— Begin DATA SUPPLIED —

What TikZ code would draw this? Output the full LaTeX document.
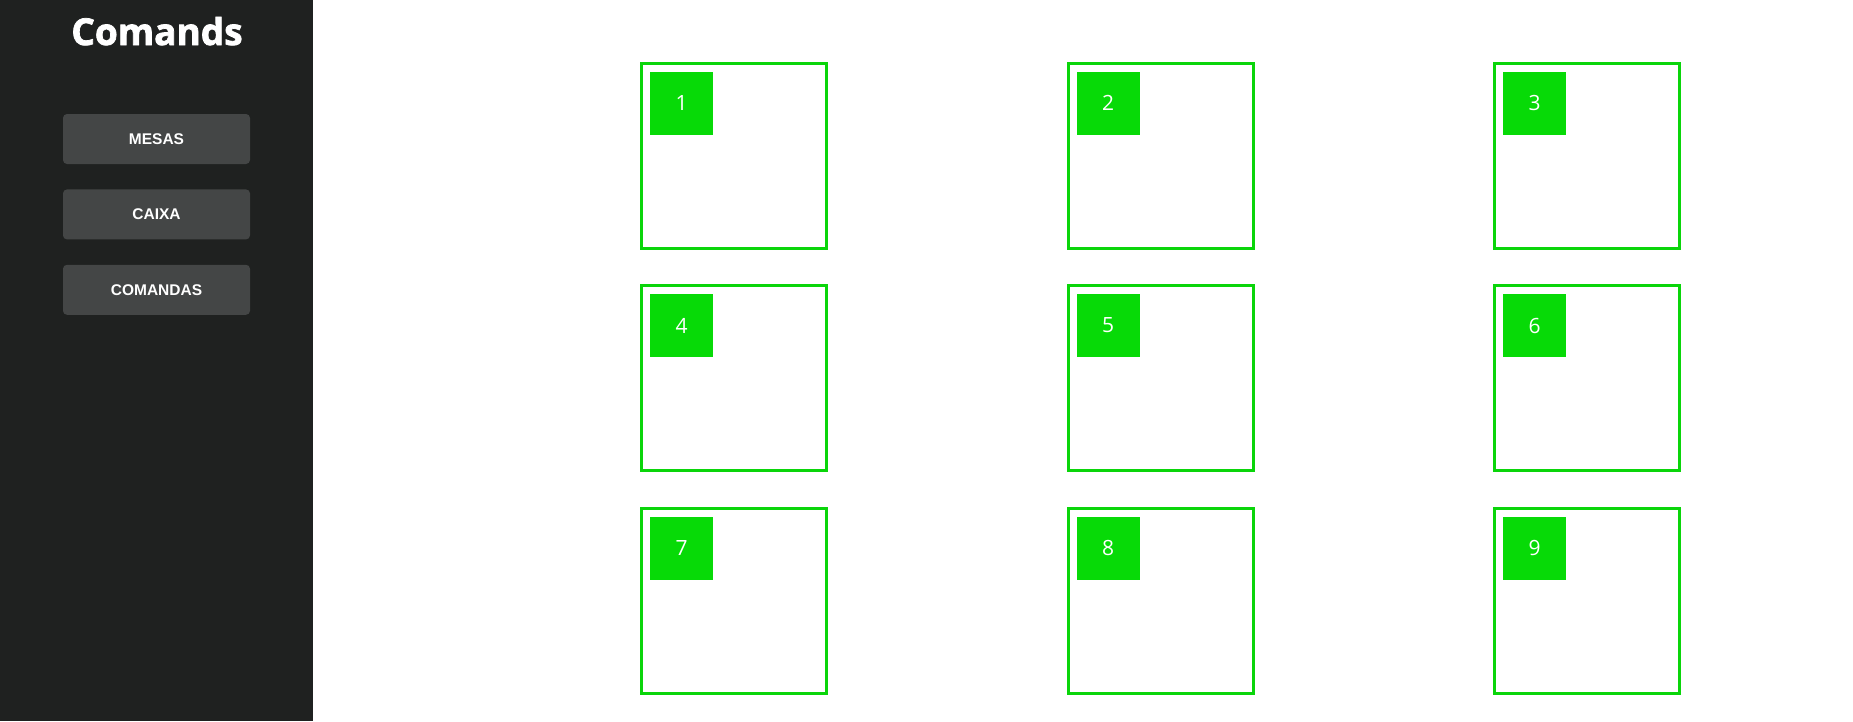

— End DATA SUPPLIED —
— Begin DATA SUPPLIED —

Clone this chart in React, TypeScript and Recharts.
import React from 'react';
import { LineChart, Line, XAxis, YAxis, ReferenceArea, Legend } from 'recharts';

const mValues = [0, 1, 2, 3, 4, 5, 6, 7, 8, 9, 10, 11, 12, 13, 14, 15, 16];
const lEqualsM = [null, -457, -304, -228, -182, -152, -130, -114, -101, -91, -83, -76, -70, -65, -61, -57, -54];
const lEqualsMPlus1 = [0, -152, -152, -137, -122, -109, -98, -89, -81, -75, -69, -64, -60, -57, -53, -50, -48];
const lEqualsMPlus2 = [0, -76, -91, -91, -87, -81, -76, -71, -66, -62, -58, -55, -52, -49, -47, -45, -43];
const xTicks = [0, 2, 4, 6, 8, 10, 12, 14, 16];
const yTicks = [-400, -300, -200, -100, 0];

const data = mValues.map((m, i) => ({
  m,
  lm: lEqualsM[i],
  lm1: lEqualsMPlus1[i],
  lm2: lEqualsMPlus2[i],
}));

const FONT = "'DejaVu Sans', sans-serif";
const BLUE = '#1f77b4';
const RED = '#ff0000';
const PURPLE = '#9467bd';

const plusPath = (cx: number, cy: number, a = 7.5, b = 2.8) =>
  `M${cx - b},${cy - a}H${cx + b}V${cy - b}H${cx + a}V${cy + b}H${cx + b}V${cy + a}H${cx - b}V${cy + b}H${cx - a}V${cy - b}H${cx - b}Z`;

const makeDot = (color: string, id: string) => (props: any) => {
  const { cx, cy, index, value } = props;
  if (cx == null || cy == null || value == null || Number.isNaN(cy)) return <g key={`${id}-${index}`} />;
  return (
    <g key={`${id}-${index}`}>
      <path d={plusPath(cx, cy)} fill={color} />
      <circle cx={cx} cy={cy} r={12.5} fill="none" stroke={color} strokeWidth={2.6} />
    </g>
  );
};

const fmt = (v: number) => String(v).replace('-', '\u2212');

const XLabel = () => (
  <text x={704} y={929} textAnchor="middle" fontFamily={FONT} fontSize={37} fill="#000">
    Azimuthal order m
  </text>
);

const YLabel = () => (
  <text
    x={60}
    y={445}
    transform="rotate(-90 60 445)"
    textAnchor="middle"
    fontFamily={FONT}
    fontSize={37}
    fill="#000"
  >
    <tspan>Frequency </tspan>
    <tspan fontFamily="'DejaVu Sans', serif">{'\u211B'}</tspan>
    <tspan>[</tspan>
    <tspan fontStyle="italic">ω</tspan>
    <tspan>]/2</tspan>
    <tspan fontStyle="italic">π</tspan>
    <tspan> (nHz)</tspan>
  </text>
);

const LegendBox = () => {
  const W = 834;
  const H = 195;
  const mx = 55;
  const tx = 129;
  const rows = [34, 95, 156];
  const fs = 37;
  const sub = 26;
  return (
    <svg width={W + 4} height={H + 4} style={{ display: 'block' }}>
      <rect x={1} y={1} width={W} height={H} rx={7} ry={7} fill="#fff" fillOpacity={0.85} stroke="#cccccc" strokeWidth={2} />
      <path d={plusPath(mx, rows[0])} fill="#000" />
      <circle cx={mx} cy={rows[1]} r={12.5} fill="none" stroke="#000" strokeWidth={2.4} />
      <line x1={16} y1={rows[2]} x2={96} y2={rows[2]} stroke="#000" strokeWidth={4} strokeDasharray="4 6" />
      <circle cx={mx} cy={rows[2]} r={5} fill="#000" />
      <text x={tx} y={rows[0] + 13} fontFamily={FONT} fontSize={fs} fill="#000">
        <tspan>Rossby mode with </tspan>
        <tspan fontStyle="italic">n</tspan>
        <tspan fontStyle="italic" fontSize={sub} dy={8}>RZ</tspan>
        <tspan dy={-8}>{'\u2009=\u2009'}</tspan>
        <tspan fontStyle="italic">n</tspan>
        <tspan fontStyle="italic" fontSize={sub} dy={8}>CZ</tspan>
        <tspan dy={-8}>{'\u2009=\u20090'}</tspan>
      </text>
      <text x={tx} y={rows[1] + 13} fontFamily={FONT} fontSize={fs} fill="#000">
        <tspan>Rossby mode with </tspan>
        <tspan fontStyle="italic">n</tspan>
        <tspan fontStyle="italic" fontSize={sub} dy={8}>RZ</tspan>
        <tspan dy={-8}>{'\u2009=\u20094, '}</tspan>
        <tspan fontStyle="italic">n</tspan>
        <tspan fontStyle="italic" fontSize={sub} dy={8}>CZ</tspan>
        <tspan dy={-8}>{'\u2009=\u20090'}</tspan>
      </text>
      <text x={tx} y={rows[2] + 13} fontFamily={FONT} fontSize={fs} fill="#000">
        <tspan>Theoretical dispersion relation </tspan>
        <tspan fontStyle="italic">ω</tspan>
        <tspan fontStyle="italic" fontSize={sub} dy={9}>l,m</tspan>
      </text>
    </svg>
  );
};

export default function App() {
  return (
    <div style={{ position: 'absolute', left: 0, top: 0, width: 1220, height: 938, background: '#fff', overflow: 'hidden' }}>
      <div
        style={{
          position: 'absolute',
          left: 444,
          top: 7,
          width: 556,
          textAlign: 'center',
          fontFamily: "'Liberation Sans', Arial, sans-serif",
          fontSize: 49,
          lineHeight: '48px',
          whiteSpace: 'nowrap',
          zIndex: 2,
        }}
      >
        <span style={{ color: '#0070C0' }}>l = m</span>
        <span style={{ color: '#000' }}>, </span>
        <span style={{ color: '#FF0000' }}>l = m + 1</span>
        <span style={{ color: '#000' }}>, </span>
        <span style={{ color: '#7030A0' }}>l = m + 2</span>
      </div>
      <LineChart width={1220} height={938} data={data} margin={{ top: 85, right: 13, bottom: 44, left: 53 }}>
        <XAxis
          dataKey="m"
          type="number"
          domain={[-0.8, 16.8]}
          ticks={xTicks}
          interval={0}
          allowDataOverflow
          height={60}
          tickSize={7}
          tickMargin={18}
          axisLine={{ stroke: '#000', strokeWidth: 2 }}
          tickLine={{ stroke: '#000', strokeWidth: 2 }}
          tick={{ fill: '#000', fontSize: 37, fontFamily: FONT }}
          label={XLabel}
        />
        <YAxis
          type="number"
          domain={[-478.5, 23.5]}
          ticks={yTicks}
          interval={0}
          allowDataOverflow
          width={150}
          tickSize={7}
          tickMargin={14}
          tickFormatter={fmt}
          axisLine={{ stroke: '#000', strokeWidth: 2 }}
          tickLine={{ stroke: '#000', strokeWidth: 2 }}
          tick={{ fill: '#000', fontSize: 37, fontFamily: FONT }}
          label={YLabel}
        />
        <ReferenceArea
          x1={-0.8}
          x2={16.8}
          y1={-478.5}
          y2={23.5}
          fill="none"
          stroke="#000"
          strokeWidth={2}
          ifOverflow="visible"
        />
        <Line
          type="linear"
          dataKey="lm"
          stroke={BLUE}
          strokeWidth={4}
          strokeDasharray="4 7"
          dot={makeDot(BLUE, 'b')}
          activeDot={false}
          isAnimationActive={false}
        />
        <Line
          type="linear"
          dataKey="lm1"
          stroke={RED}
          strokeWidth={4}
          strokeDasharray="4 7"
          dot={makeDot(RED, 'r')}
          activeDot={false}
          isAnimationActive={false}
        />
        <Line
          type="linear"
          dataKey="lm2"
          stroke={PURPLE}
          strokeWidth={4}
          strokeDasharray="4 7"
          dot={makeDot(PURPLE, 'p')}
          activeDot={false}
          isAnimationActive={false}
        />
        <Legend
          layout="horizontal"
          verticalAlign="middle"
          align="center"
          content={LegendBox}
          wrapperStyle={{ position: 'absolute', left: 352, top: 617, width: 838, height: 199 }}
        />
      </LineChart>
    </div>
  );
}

— End DATA SUPPLIED —

## DIRECTIONS:
Each line in the entries above that includes the string "React" should be extracted.

## SOLUTION FOR THIS EXERCISE:
Clone this chart in React, TypeScript and Recharts.
import React from 'react';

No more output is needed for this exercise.